What these waves of protest seem to indicate is that there is a need for democracy to be reinvented — perhaps many times over, until important mechanisms of entrenchment of privileged minorities and abusive power positions have been removed from all kinds of cooperative human endeavor, including families, business organizations, associations, states and international institutions. The fact that protests have sprouted in many Brazilian cities is a boon to many people around the globe who have been waiting for this large country of the South to “awake” and join the global march towards the transformation of politics.
There are clear signs that people are craving for new ways of doing politics. By and large public policies do not address people’s concerns, aspirations or wants. Popular leaders are elected because they are able to stir up bits of phantasies already present in the minds of the hopeful, not because they can actually change the life of society. Paradoxically, the existing machinery of democracy, with its propensity to multiply stalemates (fiscal cliffs and the like), is actually an impediment to meaningful social transformation. Moreover, democratic institutions of the kind we still nourish — under which ordinary people are allowed to vote every four years within a given territorial base, whereas capital owners are invited to hectically cast and recast their “votes” in many jurisdictions across the world, every second or millisecond and almost continuously — have become clearly outdated.

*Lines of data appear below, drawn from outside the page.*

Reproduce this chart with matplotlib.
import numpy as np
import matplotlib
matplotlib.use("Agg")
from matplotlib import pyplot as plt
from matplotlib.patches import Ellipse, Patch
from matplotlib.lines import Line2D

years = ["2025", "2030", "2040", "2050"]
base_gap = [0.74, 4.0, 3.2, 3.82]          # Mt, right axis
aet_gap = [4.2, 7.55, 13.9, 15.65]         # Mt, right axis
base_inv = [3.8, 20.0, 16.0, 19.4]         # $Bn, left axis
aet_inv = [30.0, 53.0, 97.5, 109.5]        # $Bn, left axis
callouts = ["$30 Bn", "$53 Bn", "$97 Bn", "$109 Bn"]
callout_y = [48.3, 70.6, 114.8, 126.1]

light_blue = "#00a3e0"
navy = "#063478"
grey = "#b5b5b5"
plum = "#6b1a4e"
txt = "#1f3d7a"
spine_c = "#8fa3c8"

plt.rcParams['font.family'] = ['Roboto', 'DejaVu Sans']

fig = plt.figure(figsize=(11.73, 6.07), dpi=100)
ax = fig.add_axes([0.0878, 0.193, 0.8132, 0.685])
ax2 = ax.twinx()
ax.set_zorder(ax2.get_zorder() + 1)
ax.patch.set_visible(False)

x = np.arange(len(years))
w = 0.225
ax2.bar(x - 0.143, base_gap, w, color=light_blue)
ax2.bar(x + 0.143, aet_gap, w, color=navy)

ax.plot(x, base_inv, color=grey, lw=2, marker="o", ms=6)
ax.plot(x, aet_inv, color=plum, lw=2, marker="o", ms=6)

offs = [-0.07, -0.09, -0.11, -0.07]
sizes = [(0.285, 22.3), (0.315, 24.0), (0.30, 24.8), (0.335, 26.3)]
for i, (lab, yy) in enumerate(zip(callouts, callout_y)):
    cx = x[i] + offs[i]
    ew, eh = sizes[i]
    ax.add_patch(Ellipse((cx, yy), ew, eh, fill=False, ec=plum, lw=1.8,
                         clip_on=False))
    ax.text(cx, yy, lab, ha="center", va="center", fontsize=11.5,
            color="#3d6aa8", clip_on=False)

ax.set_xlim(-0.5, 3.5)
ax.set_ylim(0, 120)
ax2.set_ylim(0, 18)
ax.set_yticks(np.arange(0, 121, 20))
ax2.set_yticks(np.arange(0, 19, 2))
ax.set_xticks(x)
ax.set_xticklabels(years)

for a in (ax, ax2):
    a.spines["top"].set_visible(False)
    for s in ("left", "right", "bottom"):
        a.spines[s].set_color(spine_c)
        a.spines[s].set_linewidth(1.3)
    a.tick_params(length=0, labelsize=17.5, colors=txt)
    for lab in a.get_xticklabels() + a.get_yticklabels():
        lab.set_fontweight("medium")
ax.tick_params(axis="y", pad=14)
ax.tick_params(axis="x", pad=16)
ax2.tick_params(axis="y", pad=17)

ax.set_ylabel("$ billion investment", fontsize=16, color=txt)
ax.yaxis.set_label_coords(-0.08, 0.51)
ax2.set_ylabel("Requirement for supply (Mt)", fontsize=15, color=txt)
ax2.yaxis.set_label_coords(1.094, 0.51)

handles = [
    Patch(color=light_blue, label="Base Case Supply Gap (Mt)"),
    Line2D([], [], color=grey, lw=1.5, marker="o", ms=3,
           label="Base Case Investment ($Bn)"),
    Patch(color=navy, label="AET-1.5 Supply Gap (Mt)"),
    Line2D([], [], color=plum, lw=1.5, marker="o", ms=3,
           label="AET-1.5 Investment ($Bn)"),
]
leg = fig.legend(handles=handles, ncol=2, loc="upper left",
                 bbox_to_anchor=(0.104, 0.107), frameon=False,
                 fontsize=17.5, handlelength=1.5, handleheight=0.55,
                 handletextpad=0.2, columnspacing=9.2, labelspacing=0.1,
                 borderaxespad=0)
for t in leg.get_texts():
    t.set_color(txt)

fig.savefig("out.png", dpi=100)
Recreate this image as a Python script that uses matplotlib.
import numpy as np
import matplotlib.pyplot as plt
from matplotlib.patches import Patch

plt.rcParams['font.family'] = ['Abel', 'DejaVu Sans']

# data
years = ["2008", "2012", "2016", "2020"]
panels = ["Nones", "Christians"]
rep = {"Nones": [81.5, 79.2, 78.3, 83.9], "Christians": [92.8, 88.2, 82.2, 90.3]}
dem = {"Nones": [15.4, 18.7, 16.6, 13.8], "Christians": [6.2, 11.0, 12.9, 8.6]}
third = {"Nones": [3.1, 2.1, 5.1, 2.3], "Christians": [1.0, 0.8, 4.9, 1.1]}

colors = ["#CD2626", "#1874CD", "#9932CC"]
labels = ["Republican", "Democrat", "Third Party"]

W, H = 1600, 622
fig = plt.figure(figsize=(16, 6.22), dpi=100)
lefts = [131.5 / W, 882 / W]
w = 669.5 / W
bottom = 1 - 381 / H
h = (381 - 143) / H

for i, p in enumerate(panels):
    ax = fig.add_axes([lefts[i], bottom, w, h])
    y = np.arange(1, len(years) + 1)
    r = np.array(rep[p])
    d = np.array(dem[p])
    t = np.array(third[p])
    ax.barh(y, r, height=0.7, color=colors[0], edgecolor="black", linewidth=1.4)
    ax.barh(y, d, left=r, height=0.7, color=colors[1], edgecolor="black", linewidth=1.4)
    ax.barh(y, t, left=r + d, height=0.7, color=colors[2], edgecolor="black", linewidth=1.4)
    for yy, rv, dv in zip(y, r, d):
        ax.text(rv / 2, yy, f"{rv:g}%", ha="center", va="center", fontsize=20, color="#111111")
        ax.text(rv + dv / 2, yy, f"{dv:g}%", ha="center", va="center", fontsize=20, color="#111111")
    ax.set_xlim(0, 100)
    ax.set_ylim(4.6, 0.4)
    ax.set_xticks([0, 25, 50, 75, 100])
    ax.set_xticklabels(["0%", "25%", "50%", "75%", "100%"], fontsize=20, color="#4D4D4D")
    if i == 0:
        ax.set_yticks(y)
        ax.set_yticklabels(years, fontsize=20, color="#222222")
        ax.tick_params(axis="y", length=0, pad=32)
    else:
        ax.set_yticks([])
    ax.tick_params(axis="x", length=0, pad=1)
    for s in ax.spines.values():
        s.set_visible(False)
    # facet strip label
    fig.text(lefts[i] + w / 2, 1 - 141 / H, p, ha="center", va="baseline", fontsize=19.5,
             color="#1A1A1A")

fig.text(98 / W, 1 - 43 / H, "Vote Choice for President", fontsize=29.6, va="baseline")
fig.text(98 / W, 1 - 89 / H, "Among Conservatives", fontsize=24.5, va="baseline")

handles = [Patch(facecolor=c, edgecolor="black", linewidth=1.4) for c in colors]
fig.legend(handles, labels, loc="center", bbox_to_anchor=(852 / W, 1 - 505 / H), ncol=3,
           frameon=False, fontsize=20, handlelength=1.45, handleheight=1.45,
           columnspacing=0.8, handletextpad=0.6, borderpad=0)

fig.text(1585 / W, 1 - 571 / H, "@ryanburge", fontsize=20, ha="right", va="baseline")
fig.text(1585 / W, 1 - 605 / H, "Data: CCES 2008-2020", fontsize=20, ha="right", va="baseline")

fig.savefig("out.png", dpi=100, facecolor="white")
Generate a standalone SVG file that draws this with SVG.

In this political and economic environment, bond vigilantes have become de facto more powerful than whole democratic constituencies. This is becoming increasingly clear to the public in different parts of the world, and people have at least begun rejecting the outcomes of the institutional processes that generate public policies, modulate the enjoyment of rights and define major structural components of the social order.
But protest is bound to be unproductive if it lacks new ideas. New ways of doing politics imply innovation in the crafting of the many languages and practices of political life. This includes prominently the legal vocabularies, conceptions and processes through which much of social reality comes into being, is reformed, or recedes into inexistence. Creative imagination needs to generate legal notions and institutional paths with which to build novel interfaces between individual aspirations, social trends, politics, technology and the economy. Therein lies what may be at present the most important mission of legal academia.
As a response to the sense of helplessness in the face of what may need to be done, and to the lack of clarity about what should be done, innovative legal thinking may have pervasive consequences and is certainly a unique device to indicate many of the possible ways forward. A future in which public policies all over the world do not impede, but rather actively promote, in many different ways, the enjoyment of what people perceive as their fundamental and human rights: this is the direction in which the winds of change are blowing. It is also the direction in which the Legal Analysis of Economic Policy (LAEP) seeks to advance.